ROBERTO JUARROZ
SESTA POESIA VERTICALE, 40
Sbattezzare il mondo,
sacrificare il nome delle cose
per ottenere la loro presenza.
Il mondo è un nudo richiamo,
una voce e non un nome,
una voce con la sua eco al seguito.
E la parola dell'uomo è parte di quella voce,
non un dito puntato,
non un'etichetta di archivio,
non una definizione di dizionario,
non una carta d'identità sonora,
non una bandierina che indichi
la topografia dell'abisso.
L'arte della parola,
oltre la piccola miseria
e la piccola tenerezza di designare questo o quello,
È un atto d'amore: creare presenza.
L'arte della parola
È la possibilità che il mondo parli al mondo:
la possibilità che il mondo parli all'uomo.
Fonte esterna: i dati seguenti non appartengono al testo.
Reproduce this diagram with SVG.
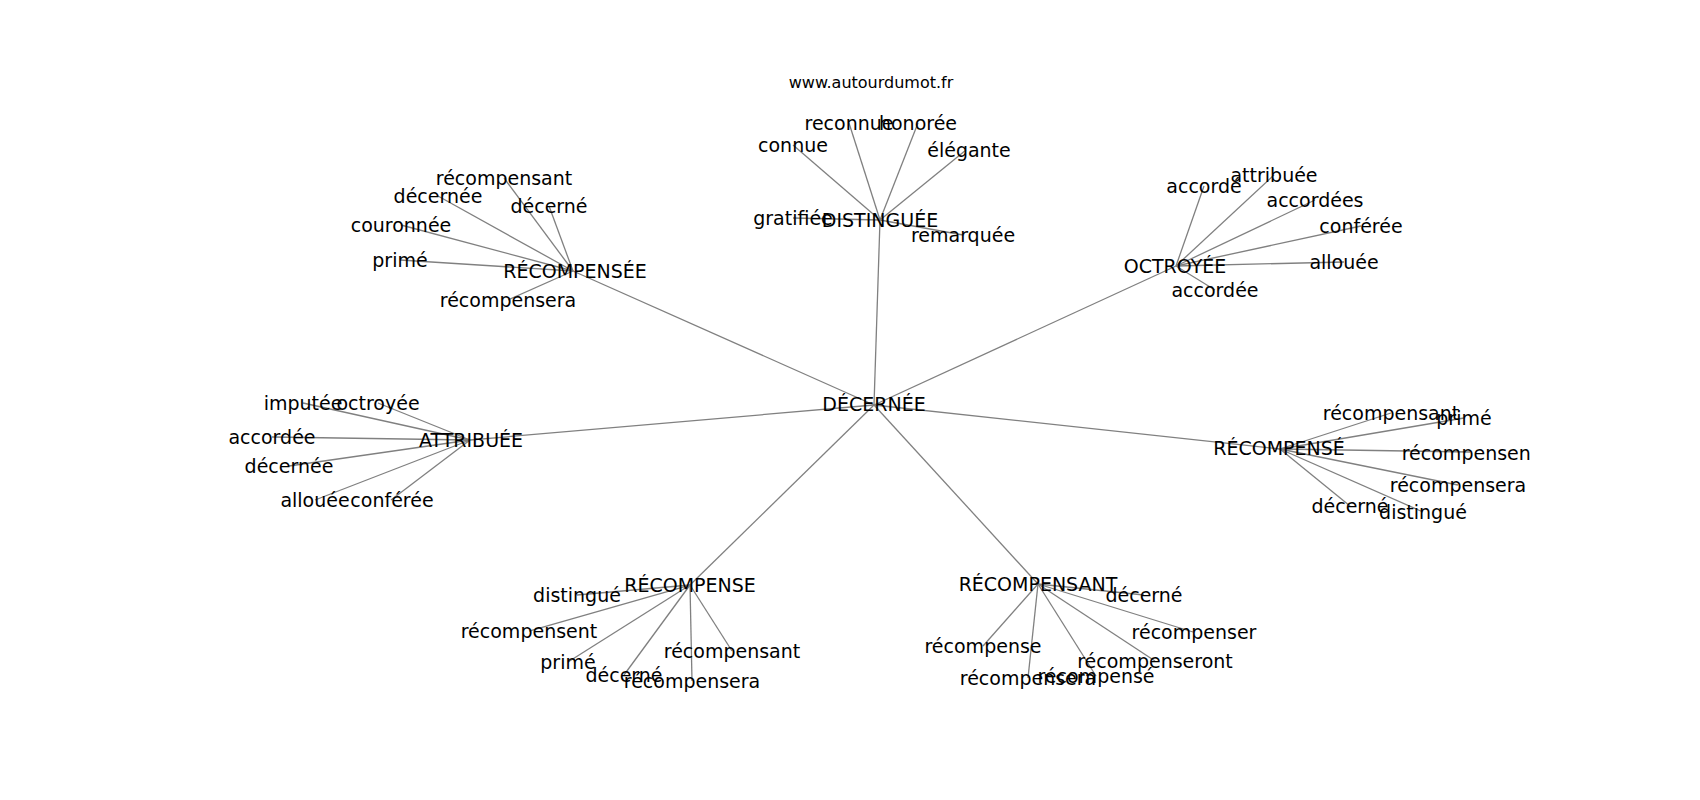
<svg xmlns="http://www.w3.org/2000/svg" width="1700" height="800" viewBox="0 0 1700 800">
<style>
.lbl{font-family:"DejaVu Sans","Liberation Sans",sans-serif;font-size:19px;fill:#000;text-anchor:middle}
.title{font-family:"DejaVu Sans","Liberation Sans",sans-serif;font-size:16px;fill:#000;text-anchor:middle}
.edges line{stroke:#808080;stroke-width:1.3;stroke-linecap:butt}
</style>
<defs>
<clipPath id="axes"><rect x="212.5" y="96" width="1317.5" height="616"/></clipPath>
</defs>
<rect width="1700" height="800" fill="#fff"/>
<text class="title" x="871" y="88">www.autourdumot.fr</text>
<g id="connectors" class="edges">
<line x1="874" y1="405" x2="880" y2="220"/>
<line x1="874" y1="405" x2="573" y2="271"/>
<line x1="874" y1="405" x2="1176" y2="266"/>
<line x1="874" y1="405" x2="470" y2="440"/>
<line x1="874" y1="405" x2="1280" y2="449"/>
<line x1="874" y1="405" x2="690" y2="585"/>
<line x1="874" y1="405" x2="1038" y2="584"/>
<line x1="880" y1="220" x2="849" y2="123"/>
<line x1="880" y1="220" x2="918" y2="123"/>
<line x1="880" y1="220" x2="793" y2="145"/>
<line x1="880" y1="220" x2="966" y2="150"/>
<line x1="880" y1="220" x2="793" y2="218"/>
<line x1="880" y1="220" x2="963" y2="235"/>
<line x1="573" y1="271" x2="504" y2="178"/>
<line x1="573" y1="271" x2="438" y2="196"/>
<line x1="573" y1="271" x2="549" y2="206"/>
<line x1="573" y1="271" x2="401" y2="225"/>
<line x1="573" y1="271" x2="400" y2="260"/>
<line x1="573" y1="271" x2="508" y2="300"/>
<line x1="1176" y1="266" x2="1274" y2="175"/>
<line x1="1176" y1="266" x2="1204" y2="186"/>
<line x1="1176" y1="266" x2="1315" y2="200"/>
<line x1="1176" y1="266" x2="1361" y2="226"/>
<line x1="1176" y1="266" x2="1344" y2="262"/>
<line x1="1176" y1="266" x2="1215" y2="290"/>
<line x1="470" y1="440" x2="303" y2="403"/>
<line x1="470" y1="440" x2="378" y2="403"/>
<line x1="470" y1="440" x2="272" y2="437"/>
<line x1="470" y1="440" x2="289" y2="466"/>
<line x1="470" y1="440" x2="315" y2="500"/>
<line x1="470" y1="440" x2="391" y2="500"/>
<line x1="1280" y1="449" x2="1391" y2="413"/>
<line x1="1280" y1="449" x2="1464" y2="418"/>
<line x1="1280" y1="449" x2="1470" y2="452"/>
<line x1="1280" y1="449" x2="1458" y2="485"/>
<line x1="1280" y1="449" x2="1350" y2="506"/>
<line x1="1280" y1="449" x2="1423" y2="512"/>
<line x1="690" y1="585" x2="577" y2="595"/>
<line x1="690" y1="585" x2="529" y2="631"/>
<line x1="690" y1="585" x2="732" y2="651"/>
<line x1="690" y1="585" x2="568" y2="662"/>
<line x1="690" y1="585" x2="624" y2="675"/>
<line x1="690" y1="585" x2="692" y2="681"/>
<line x1="1038" y1="584" x2="1144" y2="595"/>
<line x1="1038" y1="584" x2="1193" y2="632"/>
<line x1="1038" y1="584" x2="983" y2="646"/>
<line x1="1038" y1="584" x2="1155" y2="661"/>
<line x1="1038" y1="584" x2="1096" y2="676"/>
<line x1="1038" y1="584" x2="1028" y2="678"/>
</g>
<g id="nodes" clip-path="url(#axes)">
<g id="n-decernee"><text class="lbl" x="874" y="411">DÉCERNÉE</text></g>
<g id="n-distinguee"><text class="lbl" x="880" y="227">DISTINGUÉE</text></g>
<g id="n-reconnue"><text class="lbl" x="849" y="130">reconnue</text></g>
<g id="n-honoree"><text class="lbl" x="918" y="130">honorée</text></g>
<g id="n-connue"><text class="lbl" x="793" y="152">connue</text></g>
<g id="n-elegante"><text class="lbl" x="969" y="157">élégante</text></g>
<g id="n-gratifiee"><text class="lbl" x="793" y="225">gratifiée</text></g>
<g id="n-remarquee"><text class="lbl" x="963" y="242">remarquée</text></g>
<g id="n-recompensee"><text class="lbl" x="575" y="278">RÉCOMPENSÉE</text></g>
<g id="n-recompensee-recompensant"><text class="lbl" x="504" y="185">récompensant</text></g>
<g id="n-recompensee-decernee"><text class="lbl" x="438" y="203">décernée</text></g>
<g id="n-recompensee-decerne"><text class="lbl" x="549" y="213">décerné</text></g>
<g id="n-couronnee"><text class="lbl" x="401" y="232">couronnée</text></g>
<g id="n-recompensee-prime"><text class="lbl" x="400" y="267">primé</text></g>
<g id="n-recompensee-recompensera"><text class="lbl" x="508" y="307">récompensera</text></g>
<g id="n-octroyee"><text class="lbl" x="1175" y="273">OCTROYÉE</text></g>
<g id="n-attribuee-sat"><text class="lbl" x="1274" y="182">attribuée</text></g>
<g id="n-accorde"><text class="lbl" x="1204" y="193">accordé</text></g>
<g id="n-accordees"><text class="lbl" x="1315" y="207">accordées</text></g>
<g id="n-octroyee-conferee"><text class="lbl" x="1361" y="233">conférée</text></g>
<g id="n-octroyee-allouee"><text class="lbl" x="1344" y="269">allouée</text></g>
<g id="n-octroyee-accordee"><text class="lbl" x="1215" y="297">accordée</text></g>
<g id="n-attribuee"><text class="lbl" x="471" y="447">ATTRIBUÉE</text></g>
<g id="n-imputee"><text class="lbl" x="303" y="410">imputée</text></g>
<g id="n-octroyee-sat"><text class="lbl" x="378" y="410">octroyée</text></g>
<g id="n-attribuee-accordee"><text class="lbl" x="272" y="444">accordée</text></g>
<g id="n-attribuee-decernee"><text class="lbl" x="289" y="473">décernée</text></g>
<g id="n-attribuee-allouee"><text class="lbl" x="315" y="507">allouée</text></g>
<g id="n-attribuee-conferee"><text class="lbl" x="392" y="507">conférée</text></g>
<g id="n-recompense-m"><text class="lbl" x="1279" y="455">RÉCOMPENSÉ</text></g>
<g id="n-recompense-m-recompensant"><text class="lbl" x="1391" y="420">récompensant</text></g>
<g id="n-recompense-m-prime"><text class="lbl" x="1464" y="425">primé</text></g>
<g id="n-recompense-m-recompensent"><text class="lbl" x="1470" y="460">récompensent</text></g>
<g id="n-recompense-m-recompensera"><text class="lbl" x="1458" y="492">récompensera</text></g>
<g id="n-recompense-m-decerne"><text class="lbl" x="1350" y="513">décerné</text></g>
<g id="n-recompense-m-distingue"><text class="lbl" x="1423" y="519">distingué</text></g>
<g id="n-recompense"><text class="lbl" x="690" y="592">RÉCOMPENSE</text></g>
<g id="n-recompense-distingue"><text class="lbl" x="577" y="602">distingué</text></g>
<g id="n-recompense-recompensent"><text class="lbl" x="529" y="638">récompensent</text></g>
<g id="n-recompense-recompensant"><text class="lbl" x="732" y="658">récompensant</text></g>
<g id="n-recompense-prime"><text class="lbl" x="568" y="669">primé</text></g>
<g id="n-recompense-decerne"><text class="lbl" x="624" y="682">décerné</text></g>
<g id="n-recompense-recompensera"><text class="lbl" x="692" y="688">récompensera</text></g>
<g id="n-recompensant"><text class="lbl" x="1038" y="591">RÉCOMPENSANT</text></g>
<g id="n-recompensant-decerne"><text class="lbl" x="1144" y="602">décerné</text></g>
<g id="n-recompenser"><text class="lbl" x="1194" y="639">récompenser</text></g>
<g id="n-recompensant-recompense"><text class="lbl" x="983" y="653">récompense</text></g>
<g id="n-recompenseront"><text class="lbl" x="1155" y="668">récompenseront</text></g>
<g id="n-recompensant-recompense-e"><text class="lbl" x="1096" y="683">récompensé</text></g>
<g id="n-recompensant-recompensera"><text class="lbl" x="1028" y="685">récompensera</text></g>
</g>
</svg>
La parola: quel corpo aperto verso tutto.
La parola: quegli occhi aperti.
(per Roger Munier)
(da Sesta poesia verticale, 1975)
.
Ritornare alla verginità delle cose, alla loro purezza non ancora toccata dal concetto o dallo stereotipo: l'arte della poesia, come dice il poeta argentino Roberto Juarroz, è -o almeno dovrebbe essere - la capacità di rinominare il mondo, liberarlo dalle zavorre delle parole che lo hanno fossilizzato, cristallizzato in un'eco continua di sé. La parola deve dunque essere trasformata, divenire un'apertura, per consentire l'«esplosione dell'essere», che per Juarroz è lo scopo della poesia.
EMILIO ISGRÒ, “ODISSEA CANCELLATA”
LA FRASE DEL GIORNO
Avremmo dovuto fare dei nostri occhi / uno strumento musicale, / per concentrare in modo diverso / gli intervalli effimeri del nulla.
ROBERTO JUARROZ, Sesta poesia verticale
.
Roberto Juarroz (Coronel Dorrego, 5 ottobre 1925 – Buenos Aires, 31 marzo 1995), poeta, saggista e bibliotecario argentino. La sua opera, salvo le prime Sei poesie scelte del 1960 è riunita con il titolo unico di Poesia verticale. Varia solo il numero d'ordine, da raccolta a raccolta, fino alla quattordicesima, uscita postuma nel 1997.